Its a next-generation wireless technology displayed at Mobile World Congress (MWC) in Barcelona, in a first of its kind doctor Antonio de Lacy remotely guided a surgical team at a hospital three miles away through an operation.
It is a momentous occasion which is going to bring the medical world a crucial step closer to robots performing remotely-controlled surgery. Surgical telementoring is a concept within telemedicine that involves the use of information technology to provide real-time guidance and technical assistance for surgical procedures from an expert physician at a different geographical location.

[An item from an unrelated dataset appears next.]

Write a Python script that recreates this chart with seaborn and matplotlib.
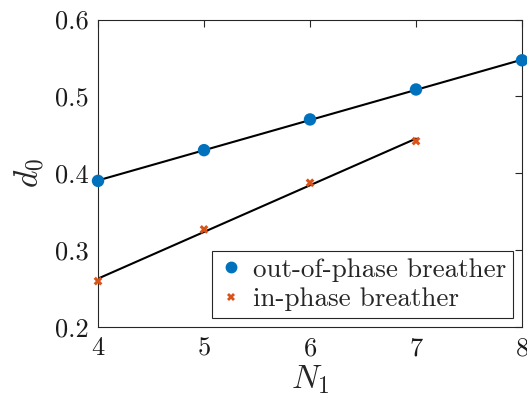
import numpy as np
import pandas as pd
import matplotlib
matplotlib.use("Agg")
import matplotlib.pyplot as plt
import seaborn as sns
from matplotlib.lines import Line2D

# Data
n_out = [4, 5, 6, 7, 8]
d_out = [0.390, 0.430, 0.470, 0.509, 0.547]
n_in = [4, 5, 6, 7]
d_in = [0.2595, 0.3268, 0.3875, 0.4418]
label_out = "out-of-phase breather"
label_in = "in-phase breather"
x_ticks = [4, 5, 6, 7, 8]
y_ticks = [0.2, 0.3, 0.4, 0.5, 0.6]

sns.set_style("white")
plt.rcParams["font.family"] = "serif"
plt.rcParams["font.serif"] = ["cmr10"]
plt.rcParams["mathtext.fontset"] = "cm"
plt.rcParams["axes.unicode_minus"] = False
plt.rcParams["axes.formatter.use_mathtext"] = True

df = pd.DataFrame({
    "N": n_out + n_in,
    "d": d_out + d_in,
    "type": [label_out] * len(n_out) + [label_in] * len(n_in),
})

fig = plt.figure(figsize=(5.27, 4.08), dpi=100)
ax = fig.add_axes([0.186, 0.199, 0.8045, 0.753])

for xs, ys in [(n_out, d_out), (n_in, d_in)]:
    sns.regplot(x=xs, y=ys, ax=ax, scatter=False, ci=None, truncate=True,
                line_kws=dict(color="black", lw=1.5, zorder=2))

palette = {label_out: "#0072BD", label_in: "#D95319"}
sns.scatterplot(data=df[df.type == label_out], x="N", y="d", hue="type",
                palette=palette, marker="o", s=80, edgecolor="none",
                ax=ax, zorder=3, legend=False, clip_on=False)
sns.scatterplot(data=df[df.type == label_in], x="N", y="d", hue="type",
                palette=palette, marker="X", s=40, edgecolor="none",
                ax=ax, zorder=3, legend=False, clip_on=False)

ax.set_xlim(4, 8)
ax.set_ylim(0.2, 0.6)
ax.set_xticks(x_ticks)
ax.set_yticks(y_ticks)
ax.set_xticklabels([str(t) for t in x_ticks])
ax.set_yticklabels([f"{t:.1f}" for t in y_ticks])
ax.tick_params(direction="in", length=5, width=0.8, top=True, right=True,
               labelsize=19, colors="#262626", pad=7)
for lab in ax.get_xticklabels() + ax.get_yticklabels():
    lab.set_color("#1a1a1a")
for sp in ax.spines.values():
    sp.set_color("#262626")
    sp.set_linewidth(0.8)
ax.set_xlabel("$N_1$", fontsize=24, labelpad=2)
ax.set_ylabel("$d_0$", fontsize=24, labelpad=6)

handles = [
    Line2D([], [], ls="none", marker="o", color="#0072BD", markersize=7.5),
    Line2D([], [], ls="none", marker="X", color="#D95319", markersize=6,
           markeredgewidth=0),
]
leg = ax.legend(handles, [label_out, label_in], loc="lower right",
                fontsize=19.5, frameon=True, fancybox=False,
                edgecolor="#262626", framealpha=1, borderpad=0.25,
                handletextpad=0.35, handlelength=0.9, labelspacing=0.2,
                borderaxespad=0.33)
leg.get_frame().set_linewidth(0.8)

fig.savefig("out.png", dpi=100)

In the instant case, the telemonitoring instructions have been delivered over a blazing fast 5G connection, which allowed them to arrive in almost real-time — an important milestone along the path to remotely controlled robot surgeons. This is really important for medical teams to make decisions with as much information, and a few mistakes, as possible.5G greatly reduces latency – the time it takes to get a response to information sent – of wireless networks so images and data are relayed almost instantly.
“This is the first step to achieve our dream, which is to make remote operations in the near future,” said Doctor Antonio de Lacy, after providing real-time guidance via a 5G video link from a Barcelona congress centre to a surgical team which operated on a patient with an intestinal tumour about five kilometres away at the Hospital Clinic.
A 4G wireless network, the kind currently used in most developed nations, has a lag time of .27 seconds, while the 5G connection de Lacy used had a latency period of just .01 seconds, according to a story by AFP.
De Lacy, the head of the hospital’s gastrointestinal surgery service, used his finger to draw on a screen an area of the intestine where nerves are located and instructed the team how to navigate the surgery.
This is a technology of future if we want experts to remotely control robot surgeons — a capability that would eliminate many of the geographical and logistical barriers currently preventing some patients from getting the surgeries they need.